As questões de saúde fizeram com que ele reduzisse sua agenda de compromissos aos poucos. Em 2017, o Congresso japonês aprovou uma lei que o autorizou a abdicar do cargo. Nos últimos 201 anos, nenhum imperador saiu do trono em vida. 

A troca imperial marca literalmente o início de uma nova era no Japão. Cada monarca dá nome a um período histórico. Para alguns documentos oficiais, estamos no ano 30 da era Heisei, que significa “cumprimento da paz”. O nome da nova fase será anunciado apenas no ano que vem.

Antes de deixar o cargo, Akihito será homenageado em uma festa pelos 30 anos de reinado, em fevereiro.

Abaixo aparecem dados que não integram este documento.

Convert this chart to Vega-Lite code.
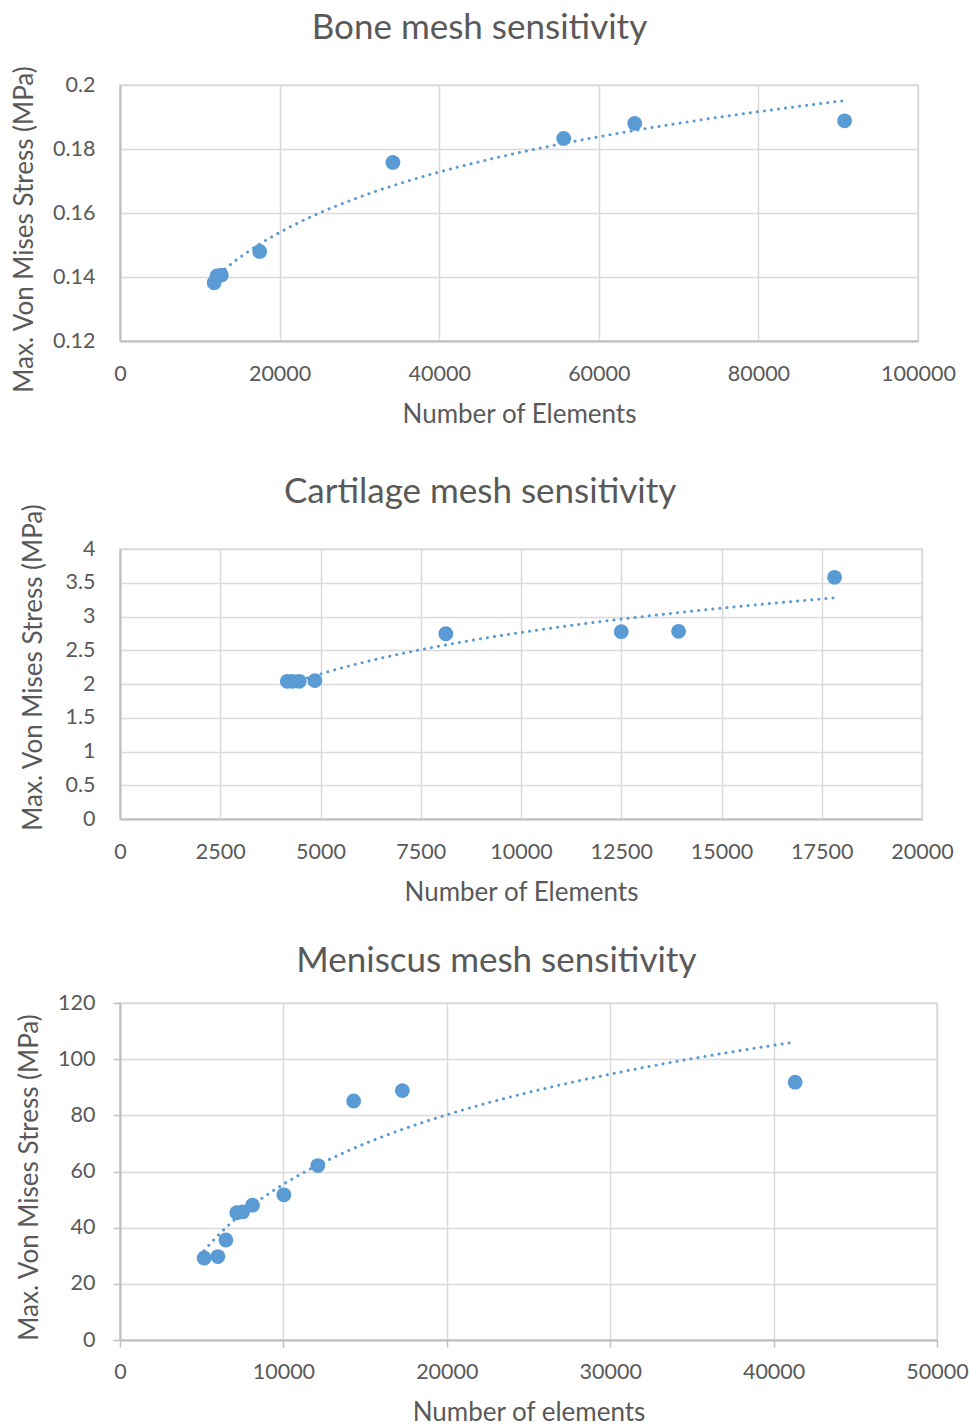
{
  "$schema": "https://vega.github.io/schema/vega-lite/v6.json",
  "padding": {"left": 10, "top": 10, "right": 0, "bottom": 0},
  "background": "white",
  "config": {
    "font": "Lato",
    "view": {"stroke": "#d9d9d9", "strokeWidth": 1.5},
    "axis": {
      "labelColor": "#595959", "titleColor": "#595959",
      "labelFontSize": 21.5, "titleFontSize": 26, "titleFontWeight": "normal",
      "labelFont": "Lato", "titleFont": "Lato", "labelOverlap": false, "labelFlush": false,
      "gridColor": "#d9d9d9", "gridWidth": 1.5,
      "domainColor": "#bfbfbf", "domainWidth": 2,
      "tickColor": "#bfbfbf", "tickWidth": 1.5
    },
    "title": {"fontSize": 35, "fontWeight": "normal", "color": "#595959", "font": "Lato", "frame": "bounds", "anchor": "middle", "baseline": "bottom"}
  },
  "spacing": 45,
  "vconcat": [
    {
      "width": 798, "height": 256,
      "title": {"text": "Bone mesh sensitivity", "offset": 19, "dx": -4},
      "data": {"values": [
        {"elements": 11800, "stress": 0.1382},
        {"elements": 12150, "stress": 0.1403},
        {"elements": 12700, "stress": 0.1406},
        {"elements": 17500, "stress": 0.148},
        {"elements": 34200, "stress": 0.1758},
        {"elements": 55600, "stress": 0.1833},
        {"elements": 64500, "stress": 0.188},
        {"elements": 90800, "stress": 0.1888}
      ]},
      "layer": [
        {
          "mark": {"type": "circle", "size": 220, "color": "#5b9bd5", "opacity": 1},
          "encoding": {
            "x": {"field": "elements", "type": "quantitative", "scale": {"domain": [0, 100000], "nice": false},
              "axis": {"title": "Number of Elements", "values": [0, 20000, 40000, 60000, 80000, 100000], "tickCount": 10, "format": "d", "ticks": false, "tickSize": 0, "labelPadding": 22, "titlePadding": 17}},
            "y": {"field": "stress", "type": "quantitative", "scale": {"domain": [0.12, 0.2], "nice": false, "zero": false},
              "axis": {"title": "Max. Von Mises Stress (MPa)", "titleY": 144, "values": [0.12, 0.14, 0.16, 0.18, 0.2], "tickCount": 10, "format": ".2~f", "ticks": false, "tickSize": 0, "labelPadding": 25, "titlePadding": 15}}
          }
        },
        {
          "transform": [{"regression": "stress", "on": "elements", "method": "log"}],
          "mark": {"type": "line", "color": "#5b9bd5", "strokeWidth": 3, "strokeDash": [0.1, 7], "strokeCap": "round"},
          "encoding": {
            "x": {"field": "elements", "type": "quantitative"},
            "y": {"field": "stress", "type": "quantitative"}
          }
        }
      ]
    },
    {
      "spacing": 36,
      "vconcat": [
        {
          "width": 802, "height": 270,
          "title": {"text": "Cartilage mesh sensitivity", "offset": -7, "dx": -7},
          "data": {"values": [
            {"elements": 4170, "stress": 2.04},
            {"elements": 4300, "stress": 2.04},
            {"elements": 4470, "stress": 2.04},
            {"elements": 4860, "stress": 2.05},
            {"elements": 8125, "stress": 2.745},
            {"elements": 12500, "stress": 2.775},
            {"elements": 13930, "stress": 2.78},
            {"elements": 17820, "stress": 3.58}
          ]},
          "layer": [
            {
              "mark": {"type": "circle", "size": 220, "color": "#5b9bd5", "opacity": 1},
              "encoding": {
                "x": {"field": "elements", "type": "quantitative", "scale": {"domain": [0, 20000], "nice": false},
                  "axis": {"title": "Number of Elements", "values": [0, 2500, 5000, 7500, 10000, 12500, 15000, 17500, 20000], "tickCount": 12, "format": "d", "ticks": false, "tickSize": 0, "labelPadding": 22, "titlePadding": 17}},
                "y": {"field": "stress", "type": "quantitative", "scale": {"domain": [0, 4], "nice": false},
                  "axis": {"title": "Max. Von Mises Stress (MPa)", "titleY": 118, "values": [0, 0.5, 1, 1.5, 2, 2.5, 3, 3.5, 4], "tickCount": 12, "format": "~g", "ticks": false, "tickSize": 0, "labelPadding": 25, "titlePadding": 18}}
              }
            },
            {
              "transform": [{"regression": "stress", "on": "elements", "method": "log"}],
              "mark": {"type": "line", "color": "#5b9bd5", "strokeWidth": 3, "strokeDash": [0.1, 7], "strokeCap": "round"},
              "encoding": {
                "x": {"field": "elements", "type": "quantitative"},
                "y": {"field": "stress", "type": "quantitative"}
              }
            }
          ]
        },
        {
          "width": 817, "height": 337,
          "title": {"text": "Meniscus mesh sensitivity", "offset": 13, "dx": 4},
          "data": {"values": [
            {"elements": 5150, "stress": 29.2},
            {"elements": 5990, "stress": 29.7},
            {"elements": 6480, "stress": 35.6},
            {"elements": 7150, "stress": 45.3},
            {"elements": 7500, "stress": 45.6},
            {"elements": 8110, "stress": 48.0},
            {"elements": 10030, "stress": 51.7},
            {"elements": 12110, "stress": 62.1},
            {"elements": 14300, "stress": 85.1},
            {"elements": 17280, "stress": 88.8},
            {"elements": 41320, "stress": 91.8}
          ]},
          "layer": [
            {
              "mark": {"type": "circle", "size": 220, "color": "#5b9bd5", "opacity": 1},
              "encoding": {
                "x": {"field": "elements", "type": "quantitative", "scale": {"domain": [0, 50000], "nice": false},
                  "axis": {"title": "Number of elements", "values": [0, 10000, 20000, 30000, 40000, 50000], "tickCount": 10, "format": "d", "ticks": true, "tickSize": 7, "labelPadding": 14, "titlePadding": 17}},
                "y": {"field": "stress", "type": "quantitative", "scale": {"domain": [0, 120], "nice": false},
                  "axis": {"title": "Max. Von Mises Stress (MPa)", "titleY": 174, "values": [0, 20, 40, 60, 80, 100, 120], "tickCount": 10, "format": "d", "ticks": true, "tickSize": 7, "labelPadding": 18, "titlePadding": 15}}
              }
            },
            {
              "transform": [{"regression": "stress", "on": "elements", "method": "log"}],
              "mark": {"type": "line", "color": "#5b9bd5", "strokeWidth": 3, "strokeDash": [0.1, 7], "strokeCap": "round"},
              "encoding": {
                "x": {"field": "elements", "type": "quantitative"},
                "y": {"field": "stress", "type": "quantitative"}
              }
            }
          ]
        }
      ]
    }
  ]
}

Em 2019, o país também receberá a próxima reunião do G20, em junho e, em 22 de outubro, uma grande festa marcará a coroação do novo imperador.

 

CRONOLOGIA

7.jan.1989: Assume como imperador do Japão, após a morte do pai

Out.1992: Realiza a primeira visita de um imperador japonês à China

Jan.1995: Terremoto de 7,3 graus atinge Kobe e deixa mais de 6.000 mortos

Jun.2002: Japão sedia a Copa do Mundo de futebol. Akihito comparece à final, mas não entrega a taça de campeão para a seleção brasileira

Jan. 2003: É operado para a remoção de um câncer de próstata

Jul. 2009: Visita o Havaí, atacado pelo Japão na Segunda Guerra

Fev. 2011: China ultrapassa o Japão no posto de 2ª maior economia do mundo

Mar.2011: Faz o primeiro discurso de um imperador japonês na TV, após o terremoto e o tsunami que atingiram o país

Fev. 2012: É internado para uma cirurgia cardíaca

Abr.2013: Publica um estudo de 350 páginas sobre o peixe goby, em parceria com outros pesquisadores

Jan.2016: Visita as Filipinas e presta homenagem às vítimas da Segunda Guerra

Ago.2016: Em discurso, sugere o desejo de deixar o trono.